I'd be happy to apply this patch (well, your fixed version), but I think
I'd prefer even more to make the whole reparenting go away, and keep the
child list valid all through the lifetime of a process. How painful could
that be?
Linus
From: Ingo Molnar (mingo@elte.hu)
Subject: Re: [patch] O(1) sys_exit(), threading, scalable-exit-2.5.31-A6
Newsgroups: linux.kernel
Date: 2002-08-19 12:40:06 PST
On Mon, 19 Aug 2002, Dave McCracken wrote:
> In looking at the code I was wondering something. What happens to the
> real parent of a ptraced task when it calls wait4()? If that's its only
> child, won't it return ECHILD?
yes, this is ugly beyond belief.
eg. under bash start up some code that blocks, eg:
# cat
the shell will not display a prompt, it wait4()s for the 'cat' process to
exit.
strace the bash PID - it shows the wait4().

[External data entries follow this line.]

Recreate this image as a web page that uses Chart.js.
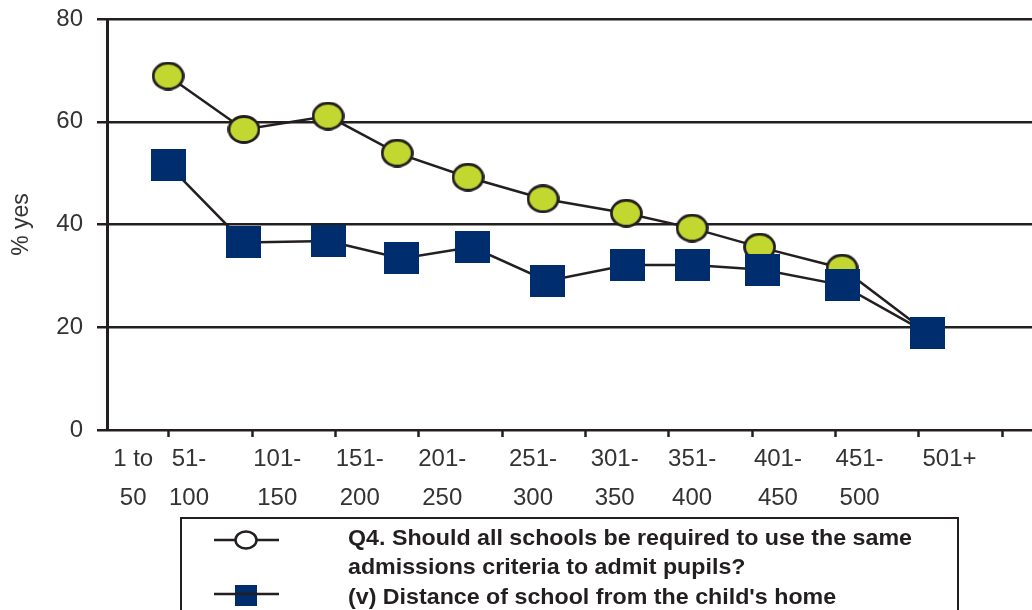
<!DOCTYPE html>
<html>
<head>
<meta charset="utf-8">
<script src="https://cdn.jsdelivr.net/npm/chart.js@4/dist/chart.umd.min.js"></script>
<style>
    html, body { margin: 0; padding: 0; background: #fff; }
    #wrap { width: 1032px; height: 610px; position: relative; }
</style>
</head>
<body>
<div id="wrap"><canvas id="schoolChart" width="1032" height="610"></canvas></div>
<script>
// School size bands (two-line axis labels) and where each label sits on the x scale
const sizeBands = [['1 to', '50'], ['51-', '100'], ['101-', '150'], ['151-', '200'], ['201-', '250'],
    ['251-', '300'], ['301-', '350'], ['351-', '400'], ['401-', '450'], ['451-', '500'], ['501+', '']];
const bandLabelPos = [0.57, 1.24, 2.30, 3.29, 4.28, 5.37, 6.35, 7.28, 8.31, 9.29, 10.37];
const tickMarks = [1, 2, 3, 4, 5, 6, 7, 8, 9, 10, 11];
const yTicks = [0, 20, 40, 60, 80];

// Q4: same admissions criteria for all schools (% yes)
const q4Pos = [0.99, 1.90, 2.91, 3.74, 4.59, 5.49, 6.49, 7.28, 8.09, 9.08, 10.10];
const q4Values = [68.9, 58.5, 61.1, 53.9, 49.2, 45.0, 42.2, 39.3, 35.6, 31.5, 19.0];

// (v) distance of school from the child's home (% yes)
const distPos = [0.99, 1.90, 2.91, 3.79, 4.64, 5.54, 6.50, 7.29, 8.13, 9.08, 10.10];
const distValues = [51.6, 36.5, 36.8, 33.4, 35.6, 29.0, 32.1, 32.1, 31.2, 28.2, 18.9];

const INK = '#231f20';
const LIME = '#c2d72f';
const NAVY = '#002d6d';
const FONT = '"Liberation Sans", Arial, sans-serif';

function ellipseMarker(w, h, fill) {
    const c = document.createElement('canvas');
    c.width = w; c.height = h;
    const g = c.getContext('2d');
    g.beginPath();
    g.ellipse(w / 2, h / 2, w / 2 - 1.5, h / 2 - 1.5, 0, 0, Math.PI * 2);
    g.fillStyle = fill;
    g.fill();
    g.lineWidth = 2.8;
    g.strokeStyle = INK;
    g.stroke();
    return c;
}

function boxMarker(w, h, fill) {
    const c = document.createElement('canvas');
    c.width = w; c.height = h;
    const g = c.getContext('2d');
    g.fillStyle = fill;
    g.fillRect(0, 0, w, h);
    return c;
}

const circleImg = ellipseMarker(33, 29, LIME);
const squareImg = boxMarker(35, 32, NAVY);

// Boxed legend under the axis, with the wrapped question text
const legendBox = {
    id: 'legendBox',
    afterDraw(chart) {
        const ctx = chart.ctx;
        ctx.save();
        ctx.strokeStyle = INK;
        ctx.lineWidth = 2;
        ctx.strokeRect(181, 518, 777, 110);

        // series 1 symbol: line with open circle
        ctx.lineWidth = 2.5;
        ctx.beginPath();
        ctx.moveTo(214, 540); ctx.lineTo(279, 540);
        ctx.stroke();
        ctx.beginPath();
        ctx.ellipse(246, 540, 10.5, 8.5, 0, 0, Math.PI * 2);
        ctx.fillStyle = '#fff';
        ctx.fill();
        ctx.stroke();

        // series 2 symbol: line with filled square
        ctx.fillStyle = NAVY;
        ctx.fillRect(235, 585, 22, 21);
        ctx.beginPath();
        ctx.moveTo(214, 594); ctx.lineTo(279, 594);
        ctx.stroke();

        ctx.fillStyle = INK;
        ctx.font = 'bold 22px "Liberation Sans Narrow", "Liberation Sans", sans-serif';
        ctx.textBaseline = 'middle';
        const lines = [
            ['Q4. Should all schools be required to use the same', 539],
            ['admissions criteria to admit pupils?', 568],
            ["(v) Distance of school from the child's home", 598]
        ];
        const sx = 564 / ctx.measureText(lines[0][0]).width;
        lines.forEach(([txt, y]) => {
            ctx.save();
            ctx.translate(348, y);
            ctx.scale(sx, 1);
            ctx.fillText(txt, 0, 0);
            ctx.restore();
        });
        ctx.restore();
    }
};

const ctx = document.getElementById('schoolChart').getContext('2d');
new Chart(ctx, {
    type: 'line',
    data: {
        datasets: [
            {
                label: "(v) Distance of school from the child's home",
                data: distPos.map((x, i) => ({ x: x, y: distValues[i] })),
                borderColor: INK,
                borderWidth: 2.5,
                pointStyle: squareImg,
                order: 0
            },
            {
                label: 'Q4. Should all schools be required to use the same admissions criteria to admit pupils?',
                data: q4Pos.map((x, i) => ({ x: x, y: q4Values[i] })),
                borderColor: INK,
                borderWidth: 2.5,
                pointStyle: circleImg,
                order: 1
            }
        ]
    },
    options: {
        responsive: false,
        animation: false,
        layout: { autoPadding: false, padding: { top: 19, left: 0, right: 0, bottom: 0 } },
        plugins: {
            legend: { display: false },
            tooltip: { enabled: false }
        },
        scales: {
            x: {
                type: 'linear',
                min: 0.256,
                max: 11.36,
                border: { display: false },
                afterFit: (scale) => {
                    scale.height = 180;
                    scale.paddingLeft = 0;
                    scale.paddingRight = 0;
                },
                afterBuildTicks: (scale) => {
                    const marks = tickMarks.map(v => ({ value: v }));
                    const names = bandLabelPos.map((v, i) => ({ value: v, text: sizeBands[i] }));
                    scale.ticks = marks.concat(names).sort((a, b) => a.value - b.value);
                },
                grid: {
                    drawOnChartArea: false,
                    drawTicks: true,
                    tickLength: 7,
                    tickWidth: 2.5,
                    tickColor: (c) => (c.tick && c.tick.text) ? 'rgba(0,0,0,0)' : INK
                },
                ticks: {
                    autoSkip: false,
                    maxRotation: 0,
                    minRotation: 0,
                    padding: 2,
                    color: '#333',
                    font: { family: FONT, size: 24, lineHeight: 1.66 },
                    callback: function (value, index, ticks) {
                        return ticks[index].text || '';
                    }
                }
            },
            y: {
                min: 0,
                max: 80,
                afterFit: (scale) => {
                    scale.width = 107;
                    scale.paddingTop = 0;
                    scale.paddingBottom = 0;
                },
                afterBuildTicks: (scale) => {
                    scale.ticks = yTicks.map(v => ({ value: v }));
                },
                border: { display: true, color: INK, width: 3 },
                grid: {
                    color: INK,
                    lineWidth: 2.5,
                    tickLength: 10,
                    tickColor: INK
                },
                ticks: {
                    padding: 14,
                    color: '#333',
                    font: { family: FONT, size: 24 }
                },
                title: {
                    display: true,
                    text: '% yes',
                    color: '#333',
                    padding: { top: 8, bottom: 0 },
                    font: { family: FONT, size: 23 }
                }
            }
        }
    },
    plugins: [legendBox]
});
</script>
</body>
</html>
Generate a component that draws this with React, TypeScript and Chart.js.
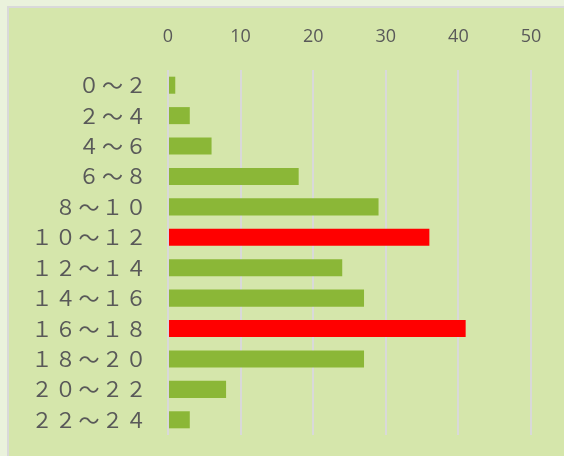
import React, { useEffect, useRef } from "react";
import { Chart, registerables } from "chart.js";

Chart.register(...registerables);

const categories = ["０～２", "２～４", "４～６", "６～８", "８～１０", "１０～１２", "１２～１４", "１４～１６", "１６～１８", "１８～２０", "２０～２２", "２２～２４"];
const values = [1, 3, 6, 18, 29, 36, 24, 27, 41, 27, 8, 3];
const highlighted = [false, false, false, false, false, true, false, false, true, false, false, false];
const xTicks = [0, 10, 20, 30, 40, 50];

const GREEN = "#8bb737";
const RED = "#ff0000";

const spacingPlugin = {
  id: "labelSpacing",
  afterUpdate(chart: any) {
    const ys = chart.scales.y;
    if (ys && !ys.__spaced) {
      const orig = ys.drawLabels.bind(ys);
      ys.drawLabels = (ca: any) => {
        const ctx = chart.ctx;
        ctx.save();
        (ctx as any).letterSpacing = "2.5px";
        orig(ca);
        ctx.restore();
      };
      ys.__spaced = true;
    }
  },
};

export default function App() {
  const ref = useRef<HTMLCanvasElement | null>(null);
  useEffect(() => {
    if (!ref.current) return;
    const chart = new Chart(ref.current, {
      type: "bar",
      data: {
        labels: categories,
        datasets: [
          {
            data: values,
            backgroundColor: highlighted.map((h) => (h ? RED : GREEN)),
            barPercentage: 0.56,
            categoryPercentage: 1,
          },
        ],
      },
      plugins: [spacingPlugin],
      options: {
        indexAxis: "y",
        animation: false,
        responsive: false,
        maintainAspectRatio: false,
        layout: { padding: { left: 0, top: 0, right: 33, bottom: 21 } },
        plugins: { legend: { display: false }, tooltip: { enabled: false } },
        scales: {
          x: {
            position: "top",
            min: 0,
            max: 50,
            afterBuildTicks: (s: any) => {
              s.ticks = xTicks.map((v) => ({ value: v }));
            },
            afterFit: (s: any) => {
              s.height = 70;
              s.paddingLeft = 0;
              s.paddingRight = 0;
            },
            grid: { color: "#d9d9d9", lineWidth: 2, drawTicks: false },
            border: { display: false },
            ticks: {
              padding: 22,
              color: "#595959",
              font: { family: "'Open Sans'", size: 18 },
            },
          },
          y: {
            afterFit: (s: any) => {
              s.width = 168;
              s.paddingTop = 0;
              s.paddingBottom = 0;
            },
            grid: { display: false },
            border: { display: false },
            ticks: {
              padding: 11,
              color: "#595959",
              font: { family: "'Noto Sans CJK JP'", size: 21 },
            },
          },
        },
      },
    });
    return () => chart.destroy();
  }, []);

  return (
    <div style={{ position: "fixed", left: 0, top: 0, width: 564, height: 456, background: "#eaf2dc", overflow: "hidden" }}>
      <div
        style={{
          position: "absolute",
          left: 7,
          top: 6,
          width: 600,
          height: 500,
          background: "#d5e6ab",
          borderLeft: "2px solid #d9d9d9",
          borderTop: "2px solid #d9d9d9",
        }}
      />
      <canvas ref={ref} width={564} height={456} style={{ position: "absolute", left: 0, top: 0 }} />
    </div>
  );
}
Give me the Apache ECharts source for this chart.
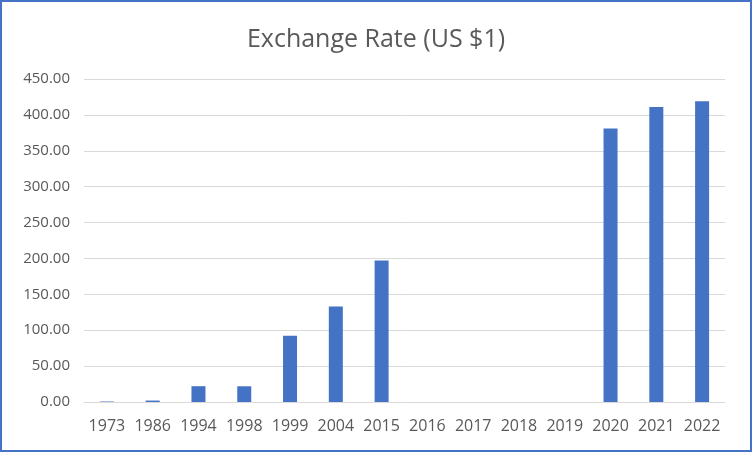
<!DOCTYPE html>
<html><head><meta charset="utf-8">
<script src="https://cdn.jsdelivr.net/npm/echarts@6/dist/echarts.min.js"></script>
<style>html,body{margin:0;padding:0;background:#fff}#c{width:752px;height:452px}</style>
</head><body><div id="c"></div>
<script>
const categories = ['1973','1986','1994','1998','1999','2004','2015','2016','2017','2018','2019','2020','2021','2022'];
const rates = [0.66, 2.02, 22.0, 21.9, 92.3, 132.9, 197.0, null, null, null, null, 381.0, 411.0, 419.0];
const titleText = 'Exchange Rate (US $1)';

const chart = echarts.init(document.getElementById('c'));
chart.setOption({
  animation: false,
  backgroundColor: '#fff',
  title: { text: titleText, left: 'center', top: 22, textStyle: { fontFamily: 'Open Sans', fontSize: 25, fontWeight: 'normal', color: '#595959' } },
  graphic: [{ type: 'rect', shape: { x: 1, y: 1, width: 750, height: 450 }, style: { fill: 'none', stroke: '#4472C4', lineWidth: 2 }, silent: true }],
  grid: { left: 84, right: 27, top: 79, bottom: 50 },
  xAxis: {
    type: 'category', data: categories,
    axisLine: { lineStyle: { color: '#d9d9d9' } },
    axisTick: { show: false },
    axisLabel: { color: '#595959', fontFamily: 'Open Sans', fontSize: 16, margin: 16, interval: 0 }
  },
  yAxis: {
    type: 'value', min: 0, max: 450, interval: 50,
    axisLabel: { color: '#595959', fontFamily: 'Open Sans', fontSize: 15, margin: 14, formatter: v => v.toFixed(2) },
    splitLine: { lineStyle: { color: '#d9d9d9' } },
    axisLine: { show: false }, axisTick: { show: false }
  },
  series: [{ type: 'bar', data: rates, barWidth: 14, itemStyle: { color: '#4472C4' } }]
});
</script></body></html>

strace 'cat' PID (via strace -p) and keep the strace running - it will
show 'cat' blocked on console input. [some signal like this could happen
to a shell anyway, in a reasonably complex script.]
now do something that breaks bash out of its wait4 - eg. send a 'kill
-SIGCONT BASH_PID' signal - bash returns with a prompt! The 'cat' becomes
a 'background' task - and it gets majorly confused when doing the next
shell command in bash - it displays "cat: -: Input/output error" and goes
zombie.
ptrace is clearly broken - and i tested this with a stock 2.4 kernel.
Ingo
On Mon, 19 Aug 2002, Ingo Molnar wrote:
>
> well, this means that we'd still have to iterate through both lists in
> wait4(), and we'd have to maintain the ptrace list(s) in all the relevant
> codepaths - does this buy us anything relative to -B4?
Ok, you've convinced me. The reparenting is fairly ugly, but it sounds
like other implementations would be fairly equivalent and it would be
mainly an issue of just which list we'd work on.
Linus
Here is the link to the discussion that followed.
Google search on complexity theory
Ingo Molnar .. you rock!
Ingo Molnar has made some great performance improvements to the kernel, and I just wanted to say thanks for all the hard work. This kind of improvement is exactly what we need for Linux to continue competing against proprietary implementations.
new glibc pthreads????
This is the first I've heard mention of a "new glibc pthreads". Anyone
have any pointers to what's going on with that, what they're changing,
when it'll be introducted, etc Thanks.
re: pthread
Probably it's about the upcoming glibc 2.3, iirc they reworked the thread implementation.
new glibc pthreads????
See http://www-124.ibm.com/developerworks/oss/pthreads/ for more details.
Radek
new glibc pthreads
The optimizations Ingo mentions are mostly TLS and PLT stuff. It is not pth-ng or whatever ibm has been cooking up. It will be out in glibc 2.3.
Check Drepper's homepage:
http://people.redhat.com/drepper/
or specfically his 2.3 todo list.
http://people.redhat.com/drepper/todo-2.3.html
Great news!
This is great news! I did a before/after comparison with some heavily multithreaded code against OpenBSD. KDE applications segfaulted on average 12% faster with this patch, which is on-par with OpenBSD's performance.
Way to Go!
What do you mean by "segfaul
What do you mean by "segfaulted" faster?
Sorry for the late reply
I was in the middle of writing a reply to your comment when KDE segfaulted. The new branch IS faster. I had to run around and find all the RPM dependencies for Fluxbox but then some of them broke other stuff, so I paid someone to port the other stuff to the newer libs I had to install. I better stop talking and post before Mozilla crashes again. I could just copy the text into clip board in case, but even that is broken. Please ignore any spelling mistakes as I cannot seem to compile my office suite. This free software thing IS great!
Kindly
Would you like, stop posting. Thanks.
re: Kindly
:)
Lies, Lies, ***** lies and statistics
96.42% of all quoted statistics are made up on the fly.
This is cool
I'm glad they are cutting down on some of the overhead.
Right now Linux is slow, unstable, and huge.
I hope these changes make into the stable branch ASAP.
re: This is cool
Ignoring the FUD, these changes will not get into 2.4 period, they will remain in 2.5, and will be in 2.6 when it is released.
Re: Ignoring the FUD
That is misuse of the word FUD.